The clause in question, put into the report on the insistence of the government, may lay the ground for watering down one of the Commission’s chief recommendations: that ‘vetted’ and ‘ranked’ applicants for magistrates or judges be recommended by the Judicial Appointments Committee “directly to the President”.

This would strip the prime minister of some of his powers, seen as excessive by the Commission, and doubly buttress the independence of the judiciary.

Speaking to The Sunday Times of Malta, Martin Kuijer, co-author of the report and an eminent human rights scholar, described the mission’s “second most important finding” in the “judicial apparatus”.

“It’s a small judiciary, and our focus was on the system of judicial appointments to make the judiciary more independent,” he said.

The government predicated its reasoning on “the small size of the judiciary” of 44 magistrates and judges, logic that earned rebuke from a senior source in the justice system who preferred to remain anonymous.

“So, 44 members of the judiciary cannot decide who should be appointed a member of the judiciary because of small size, but then the decision shall be left in the hands of one man,” the source said sarcastically.
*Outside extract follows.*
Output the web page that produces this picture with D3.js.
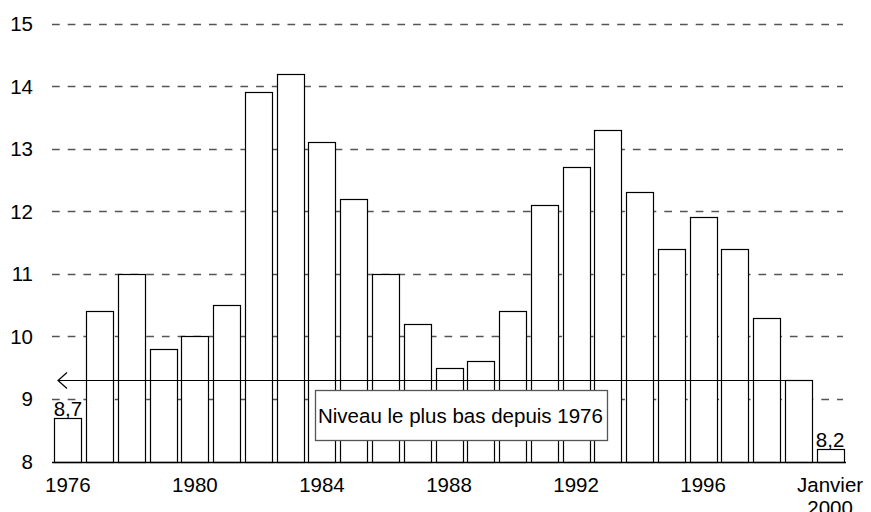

The Maltese authorities also state that the present system of appointments, with final say vested in the prime minister, “reflects a proposal of the 2013 report on the Holistic Reform of the Justice System.”

However, in the 2013 report, which is publicly available, nowhere is it written or implied that the prime minister should have final say on who is appointed magistrate or judge.

In fact one of the report’s authors, the Dean of Faculty of Laws Kevin Aquilina, has since criticised in various outlets the current system of judicial appointments which was made law in 2016. 

The Venice Commission put up resistance to the clause included at the “insistence” of “the authorities”. It countered in another clause that will appear in the final report that the government’s concerns that “checks and balances” would be missing if the judiciary chose their brethren for appointment would be balanced by the inclusion of non-judicial members in the body selecting judges.

It also countered the government’s arguments that the Chief Justice should not be appointed by the judiciary but by the government “in consultation with the Leader of the Opposition”.

The PN’s leader Adrian Delia told The Sunday Times of Malta last month that the PN wants the judiciary to have “a really autonomous system of judicial appointments”.